◆ Data provided:

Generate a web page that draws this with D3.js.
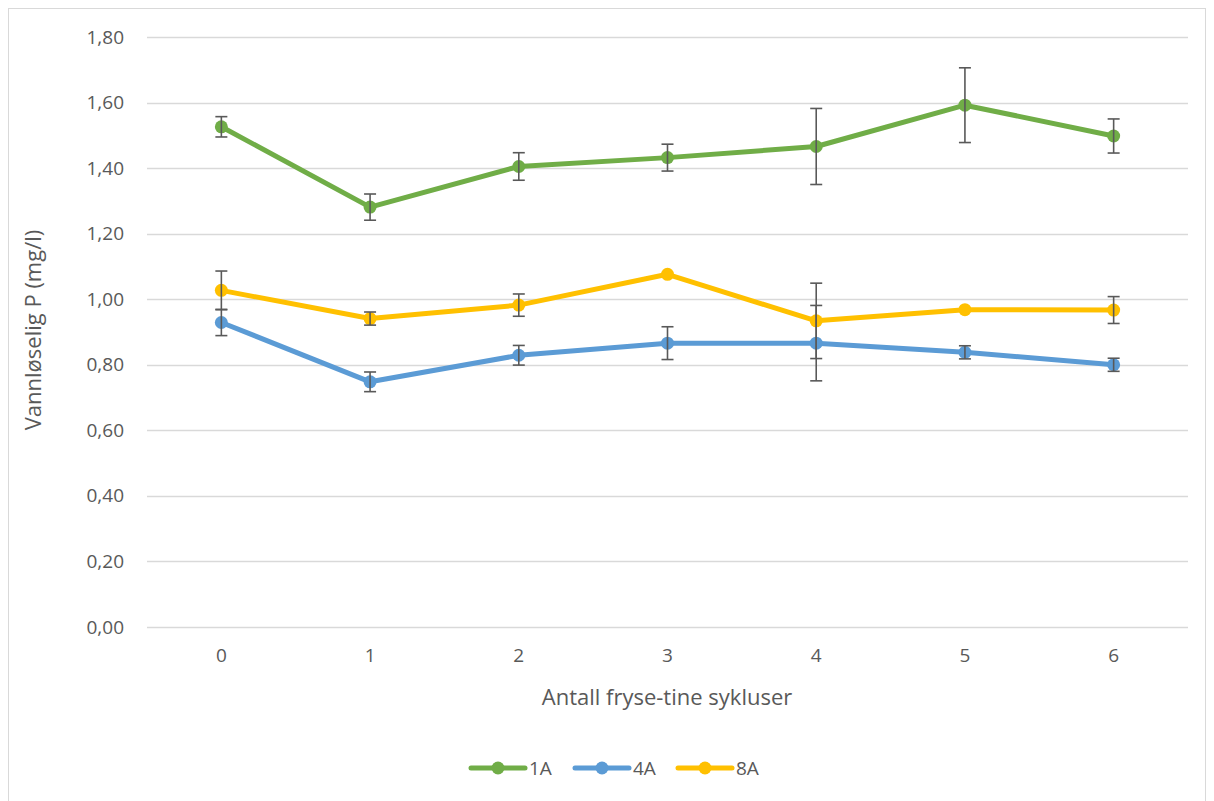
<!DOCTYPE html>
<html>
<head>
<meta charset="utf-8">
<script src="https://cdn.jsdelivr.net/npm/d3@7/dist/d3.min.js"></script>
<style>
  html, body { margin: 0; padding: 0; background: #fff; }
  svg { display: block; font-family: "Open Sans", "Noto Sans", sans-serif; }
</style>
</head>
<body>
<svg id="chart" width="1214" height="801"></svg>
<script>
// Freeze-thaw cycles on the x axis
const cycles = ["0", "1", "2", "3", "4", "5", "6"];

// Water-soluble P (mg/l), mean per cycle
const seriesNames = ["1A", "4A", "8A"];
const values1A = [1.526, 1.281, 1.405, 1.432, 1.466, 1.592, 1.498];
const values4A = [0.929, 0.748, 0.829, 0.866, 0.866, 0.838, 0.800];
const values8A = [1.027, 0.941, 0.982, 1.076, 0.934, 0.968, 0.967];

// Error bar half-widths (±); 0 means no visible bar
const err1A = [0.031, 0.040, 0.042, 0.041, 0.116, 0.114, 0.052];
const err4A = [0.040, 0.030, 0.030, 0.050, 0.115, 0.020, 0.020];
const err8A = [0.059, 0.020, 0.034, 0.000, 0.115, 0.000, 0.041];

const yTicks = [0, 0.2, 0.4, 0.6, 0.8, 1.0, 1.2, 1.4, 1.6, 1.8];
const colors = ["#70AD47", "#5B9BD5", "#FFC000"];

const series = [
  { name: seriesNames[0], values: values1A, err: err1A, color: colors[0] },
  { name: seriesNames[1], values: values4A, err: err4A, color: colors[1] },
  { name: seriesNames[2], values: values8A, err: err8A, color: colors[2] }
];

const svg = d3.select("#chart");
const textColor = "#595959";

// Chart frame
svg.append("rect")
  .attr("x", 8.5).attr("y", 8.5)
  .attr("width", 1197).attr("height", 800)
  .attr("fill", "#fff").attr("stroke", "#d9d9d9").attr("stroke-width", 1);

const plot = { left: 147, right: 1188, top: 37, bottom: 627 };

const x = d3.scaleBand().domain(cycles).range([plot.left, plot.right]);
const cx = d => x(d) + x.bandwidth() / 2;
const y = d3.scaleLinear().domain([0, 1.8]).range([plot.bottom, plot.top]);

// Horizontal gridlines
svg.append("g")
  .selectAll("line")
  .data(yTicks)
  .join("line")
  .attr("x1", plot.left).attr("x2", plot.right)
  .attr("y1", d => Math.round(y(d)) + 0.5).attr("y2", d => Math.round(y(d)) + 0.5)
  .attr("stroke", "#d9d9d9").attr("stroke-width", 1.3);

// Y axis tick labels
const fmt = d => d3.format(".2f")(d).replace(".", ",");
const yAxis = d3.axisLeft(y).tickValues(yTicks).tickFormat(fmt).tickSize(0).tickPadding(0);
const gy = svg.append("g").attr("transform", `translate(${124},0)`).call(yAxis);
gy.select(".domain").remove();
gy.selectAll("text")
  .attr("fill", textColor).style("font-size", "19px")
  .style("font-family", "'Open Sans', sans-serif");

// X axis tick labels
const xAxis = d3.axisBottom(x).tickSize(0).tickPadding(0);
const gx = svg.append("g").attr("transform", `translate(0,${plot.bottom + 21})`).call(xAxis);
gx.select(".domain").remove();
gx.selectAll("text")
  .attr("fill", textColor).style("font-size", "19px")
  .style("font-family", "'Open Sans', sans-serif");

// Axis titles
svg.append("text")
  .attr("x", 667).attr("y", 705)
  .attr("text-anchor", "middle")
  .attr("fill", textColor).style("font-size", "22px")
  .text("Antall fryse-tine sykluser");

svg.append("text")
  .attr("transform", `translate(41,330) rotate(-90)`)
  .attr("text-anchor", "middle")
  .attr("fill", textColor).style("font-size", "22px")
  .text("Vannløselig P (mg/l)");

// Lines and markers
const line = d3.line().x((d, i) => cx(cycles[i])).y(d => y(d));

series.forEach(s => {
  const g = svg.append("g");
  g.append("path")
    .datum(s.values)
    .attr("d", line)
    .attr("fill", "none")
    .attr("stroke", s.color)
    .attr("stroke-width", 5)
    .attr("stroke-linejoin", "round")
    .attr("stroke-linecap", "round");
  g.selectAll("circle")
    .data(s.values)
    .join("circle")
    .attr("cx", (d, i) => cx(cycles[i]))
    .attr("cy", d => y(d))
    .attr("r", 6.5)
    .attr("fill", s.color);
});

// Error bars drawn on top of the series
series.forEach(s => {
  const g = svg.append("g").attr("stroke", "#595959").attr("stroke-width", 1.6);
  s.values.forEach((v, i) => {
    if (!s.err[i]) return;
    const xc = cx(cycles[i]);
    const lo = y(v - s.err[i]), hi = y(v + s.err[i]);
    g.append("line").attr("x1", xc).attr("x2", xc).attr("y1", lo).attr("y2", hi);
    g.append("line").attr("x1", xc - 6).attr("x2", xc + 6).attr("y1", lo).attr("y2", lo);
    g.append("line").attr("x1", xc - 6).attr("x2", xc + 6).attr("y1", hi).attr("y2", hi);
  });
});

// Legend
const legendItems = [
  { name: seriesNames[0], color: colors[0], x: 471 },
  { name: seriesNames[1], color: colors[1], x: 575 },
  { name: seriesNames[2], color: colors[2], x: 678 }
];
const lg = svg.append("g").attr("transform", "translate(0,768)");
legendItems.forEach(it => {
  lg.append("line")
    .attr("x1", it.x).attr("x2", it.x + 54)
    .attr("y1", 0).attr("y2", 0)
    .attr("stroke", it.color).attr("stroke-width", 5).attr("stroke-linecap", "round");
  lg.append("circle").attr("cx", it.x + 27).attr("cy", 0).attr("r", 6.5).attr("fill", it.color);
  lg.append("text")
    .attr("x", it.x + 58).attr("y", 0).attr("dy", "0.36em")
    .attr("fill", textColor).style("font-size", "19px")
    .text(it.name);
});
</script>
</body>
</html>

◆ Given exercise: The data above needs to be retyped exactly, with the images left out.

◆ The result:
Generate a web page that draws this with D3.js.
<!DOCTYPE html>
<html>
<head>
<meta charset="utf-8">
<script src="https://cdn.jsdelivr.net/npm/d3@7/dist/d3.min.js"></script>
<style>
  html, body { margin: 0; padding: 0; background: #fff; }
  svg { display: block; font-family: "Open Sans", "Noto Sans", sans-serif; }
</style>
</head>
<body>
<svg id="chart" width="1214" height="801"></svg>
<script>
// Freeze-thaw cycles on the x axis
const cycles = ["0", "1", "2", "3", "4", "5", "6"];

// Water-soluble P (mg/l), mean per cycle
const seriesNames = ["1A", "4A", "8A"];
const values1A = [1.526, 1.281, 1.405, 1.432, 1.466, 1.592, 1.498];
const values4A = [0.929, 0.748, 0.829, 0.866, 0.866, 0.838, 0.800];
const values8A = [1.027, 0.941, 0.982, 1.076, 0.934, 0.968, 0.967];

// Error bar half-widths (±); 0 means no visible bar
const err1A = [0.031, 0.040, 0.042, 0.041, 0.116, 0.114, 0.052];
const err4A = [0.040, 0.030, 0.030, 0.050, 0.115, 0.020, 0.020];
const err8A = [0.059, 0.020, 0.034, 0.000, 0.115, 0.000, 0.041];

const yTicks = [0, 0.2, 0.4, 0.6, 0.8, 1.0, 1.2, 1.4, 1.6, 1.8];
const colors = ["#70AD47", "#5B9BD5", "#FFC000"];

const series = [
  { name: seriesNames[0], values: values1A, err: err1A, color: colors[0] },
  { name: seriesNames[1], values: values4A, err: err4A, color: colors[1] },
  { name: seriesNames[2], values: values8A, err: err8A, color: colors[2] }
];

const svg = d3.select("#chart");
const textColor = "#595959";

// Chart frame
svg.append("rect")
  .attr("x", 8.5).attr("y", 8.5)
  .attr("width", 1197).attr("height", 800)
  .attr("fill", "#fff").attr("stroke", "#d9d9d9").attr("stroke-width", 1);

const plot = { left: 147, right: 1188, top: 37, bottom: 627 };

const x = d3.scaleBand().domain(cycles).range([plot.left, plot.right]);
const cx = d => x(d) + x.bandwidth() / 2;
const y = d3.scaleLinear().domain([0, 1.8]).range([plot.bottom, plot.top]);

// Horizontal gridlines
svg.append("g")
  .selectAll("line")
  .data(yTicks)
  .join("line")
  .attr("x1", plot.left).attr("x2", plot.right)
  .attr("y1", d => Math.round(y(d)) + 0.5).attr("y2", d => Math.round(y(d)) + 0.5)
  .attr("stroke", "#d9d9d9").attr("stroke-width", 1.3);

// Y axis tick labels
const fmt = d => d3.format(".2f")(d).replace(".", ",");
const yAxis = d3.axisLeft(y).tickValues(yTicks).tickFormat(fmt).tickSize(0).tickPadding(0);
const gy = svg.append("g").attr("transform", `translate(${124},0)`).call(yAxis);
gy.select(".domain").remove();
gy.selectAll("text")
  .attr("fill", textColor).style("font-size", "19px")
  .style("font-family", "'Open Sans', sans-serif");

// X axis tick labels
const xAxis = d3.axisBottom(x).tickSize(0).tickPadding(0);
const gx = svg.append("g").attr("transform", `translate(0,${plot.bottom + 21})`).call(xAxis);
gx.select(".domain").remove();
gx.selectAll("text")
  .attr("fill", textColor).style("font-size", "19px")
  .style("font-family", "'Open Sans', sans-serif");

// Axis titles
svg.append("text")
  .attr("x", 667).attr("y", 705)
  .attr("text-anchor", "middle")
  .attr("fill", textColor).style("font-size", "22px")
  .text("Antall fryse-tine sykluser");

svg.append("text")
  .attr("transform", `translate(41,330) rotate(-90)`)
  .attr("text-anchor", "middle")
  .attr("fill", textColor).style("font-size", "22px")
  .text("Vannløselig P (mg/l)");

// Lines and markers
const line = d3.line().x((d, i) => cx(cycles[i])).y(d => y(d));

series.forEach(s => {
  const g = svg.append("g");
  g.append("path")
    .datum(s.values)
    .attr("d", line)
    .attr("fill", "none")
    .attr("stroke", s.color)
    .attr("stroke-width", 5)
    .attr("stroke-linejoin", "round")
    .attr("stroke-linecap", "round");
  g.selectAll("circle")
    .data(s.values)
    .join("circle")
    .attr("cx", (d, i) => cx(cycles[i]))
    .attr("cy", d => y(d))
    .attr("r", 6.5)
    .attr("fill", s.color);
});

// Error bars drawn on top of the series
series.forEach(s => {
  const g = svg.append("g").attr("stroke", "#595959").attr("stroke-width", 1.6);
  s.values.forEach((v, i) => {
    if (!s.err[i]) return;
    const xc = cx(cycles[i]);
    const lo = y(v - s.err[i]), hi = y(v + s.err[i]);
    g.append("line").attr("x1", xc).attr("x2", xc).attr("y1", lo).attr("y2", hi);
    g.append("line").attr("x1", xc - 6).attr("x2", xc + 6).attr("y1", lo).attr("y2", lo);
    g.append("line").attr("x1", xc - 6).attr("x2", xc + 6).attr("y1", hi).attr("y2", hi);
  });
});

// Legend
const legendItems = [
  { name: seriesNames[0], color: colors[0], x: 471 },
  { name: seriesNames[1], color: colors[1], x: 575 },
  { name: seriesNames[2], color: colors[2], x: 678 }
];
const lg = svg.append("g").attr("transform", "translate(0,768)");
legendItems.forEach(it => {
  lg.append("line")
    .attr("x1", it.x).attr("x2", it.x + 54)
    .attr("y1", 0).attr("y2", 0)
    .attr("stroke", it.color).attr("stroke-width", 5).attr("stroke-linecap", "round");
  lg.append("circle").attr("cx", it.x + 27).attr("cy", 0).attr("r", 6.5).attr("fill", it.color);
  lg.append("text")
    .attr("x", it.x + 58).attr("y", 0).attr("dy", "0.36em")
    .attr("fill", textColor).style("font-size", "19px")
    .text(it.name);
});
</script>
</body>
</html>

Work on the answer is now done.